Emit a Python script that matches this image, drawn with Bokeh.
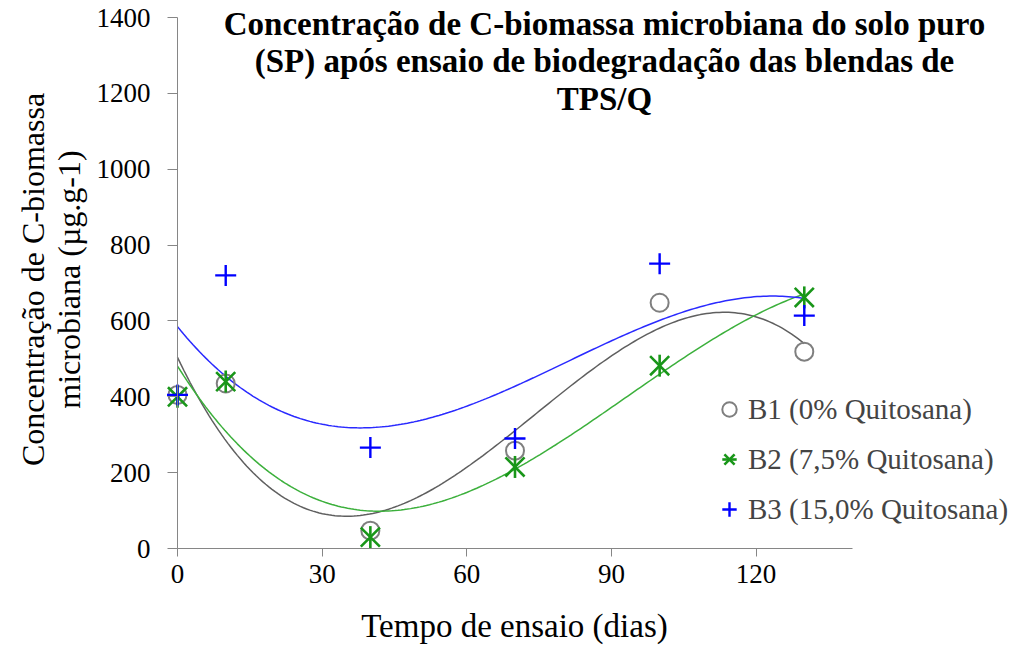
import numpy as np
from bokeh.plotting import figure
from bokeh.models import Range1d, FixedTicker, Label, Legend, LegendItem, LinearAxis
from bokeh.embed import file_html
from bokeh.resources import INLINE

days = [0, 10, 40, 70, 100, 130]
b1 = [405, 435, 47, 258, 648, 519]
b2 = [400, 440, 30, 215, 482, 662]
b3 = [405, 720, 266, 290, 751, 614]
names = ["B1 (0% Quitosana)", "B2 (7,5% Quitosana)", "B3 (15,0% Quitosana)"]
x_ticks = [0, 30, 60, 90, 120]
y_ticks = [0, 200, 400, 600, 800, 1000, 1200, 1400]
x_bounds = (0, 140)
y_bounds = (0, 1400)
title_lines = ["Concentração de C-biomassa microbiana do solo puro",
               "(SP) após ensaio de biodegradação das blendas de",
               "TPS/Q"]
ylabel_lines = ["Concentração de C-biomassa", "microbiana (µg.g-1)"]
xlabel = "Tempo de ensaio (dias)"

FONT = "Liberation Serif"
W, H = 1023, 645
# plot area in page pixels
L, R, T, B = 177, 852, 17, 548
sx = (R - L) / (x_bounds[1] - x_bounds[0])
sy = (B - T) / (y_bounds[1] - y_bounds[0])

def dx(px):
    return x_bounds[0] + (px - L) / sx

def dy(py):
    return y_bounds[0] + (B - py) / sy

p = figure(width=W, height=H, output_backend="svg", toolbar_location=None,
           x_range=Range1d(dx(0), dx(W)), y_range=Range1d(dy(H), dy(0)),
           x_axis_location=None, y_axis_location=None,
           min_border=0, min_border_left=0, min_border_right=0,
           min_border_top=0, min_border_bottom=0)
p.grid.visible = False
p.outline_line_color = None
p.background_fill_color = "white"
p.border_fill_color = "white"

xax = LinearAxis(fixed_location=0, bounds=x_bounds, ticker=FixedTicker(ticks=x_ticks))
yax = LinearAxis(fixed_location=0, bounds=y_bounds, ticker=FixedTicker(ticks=y_ticks))
for ax in (xax, yax):
    ax.axis_line_color = "#868686"
    ax.major_tick_line_color = "#868686"
    ax.minor_tick_line_color = None
    ax.major_tick_in = 0
    ax.major_label_text_font = FONT
    ax.major_label_text_font_size = "27px"
    ax.major_label_text_color = "black"
    ax.axis_line_width = 1
xax.major_tick_out = 8
yax.major_tick_out = 10
xax.major_label_standoff = 8
yax.major_label_standoff = 17
p.add_layout(xax, "below")
p.add_layout(yax, "left")

# trend lines (3rd order polynomial fits, as in the original spreadsheet)
xs = np.linspace(0, 130, 200)
line_colors = ["#5f5f5f", "#3cb03c", "#2a2aff"]
for vals, lc in zip([b1, b2, b3], line_colors):
    coef = np.polyfit(days, vals, 3)
    p.line(xs, np.polyval(coef, xs), line_color=lc, line_width=1.5)

r1 = p.scatter(days, b1, marker="circle", size=18, fill_color="white", fill_alpha=0,
               line_color="#7f7f7f", line_width=2)
r2a = p.scatter(days, b2, marker="x", size=27, line_color="#199619", line_width=2.6)
r2b = p.scatter(days, b2, marker="dash", angle=np.pi / 2, size=22, line_color="#199619", line_width=2.6)
r3 = p.scatter(days, b3, marker="cross", size=21, line_color="#0000ff", line_width=2.4)

legend = Legend(items=[LegendItem(label=names[0], renderers=[r1]),
                       LegendItem(label=names[1], renderers=[r2a, r2b]),
                       LegendItem(label=names[2], renderers=[r3])],
                location=(711, 116), orientation="vertical",
                label_text_font=FONT, label_text_font_size="29px",
                glyph_width=36, glyph_height=40, label_height=40, spacing=10,
                label_standoff=1, padding=0, margin=0,
                background_fill_alpha=0, border_line_alpha=0)
p.add_layout(legend, "center")

for line, py in zip(title_lines, [23, 60, 98]):
    p.add_layout(Label(x=dx(604), y=dy(py), text=line, text_align="center", text_baseline="middle",
                       text_font=FONT, text_font_style="bold", text_font_size="33px", text_color="black"))

for line, px in zip(ylabel_lines, [32, 68]):
    p.add_layout(Label(x=dx(px), y=dy(279), text=line, angle=np.pi / 2, text_align="center",
                       text_baseline="middle", text_font=FONT, text_font_size="32px", text_color="black"))

p.add_layout(Label(x=dx(514), y=dy(625), text=xlabel, text_align="center", text_baseline="middle",
                   text_font=FONT, text_font_size="33px", text_color="black"))

open("out.html", "w").write(file_html(p, INLINE))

Written request: With all pictures left out, please transcribe exactly the lines from the start of the material through the line with "return y_bounds[0] + (B - py) / sy".

Exercise solution:
Emit a Python script that matches this image, drawn with Bokeh.
import numpy as np
from bokeh.plotting import figure
from bokeh.models import Range1d, FixedTicker, Label, Legend, LegendItem, LinearAxis
from bokeh.embed import file_html
from bokeh.resources import INLINE

days = [0, 10, 40, 70, 100, 130]
b1 = [405, 435, 47, 258, 648, 519]
b2 = [400, 440, 30, 215, 482, 662]
b3 = [405, 720, 266, 290, 751, 614]
names = ["B1 (0% Quitosana)", "B2 (7,5% Quitosana)", "B3 (15,0% Quitosana)"]
x_ticks = [0, 30, 60, 90, 120]
y_ticks = [0, 200, 400, 600, 800, 1000, 1200, 1400]
x_bounds = (0, 140)
y_bounds = (0, 1400)
title_lines = ["Concentração de C-biomassa microbiana do solo puro",
               "(SP) após ensaio de biodegradação das blendas de",
               "TPS/Q"]
ylabel_lines = ["Concentração de C-biomassa", "microbiana (µg.g-1)"]
xlabel = "Tempo de ensaio (dias)"

FONT = "Liberation Serif"
W, H = 1023, 645
# plot area in page pixels
L, R, T, B = 177, 852, 17, 548
sx = (R - L) / (x_bounds[1] - x_bounds[0])
sy = (B - T) / (y_bounds[1] - y_bounds[0])

def dx(px):
    return x_bounds[0] + (px - L) / sx

def dy(py):
    return y_bounds[0] + (B - py) / sy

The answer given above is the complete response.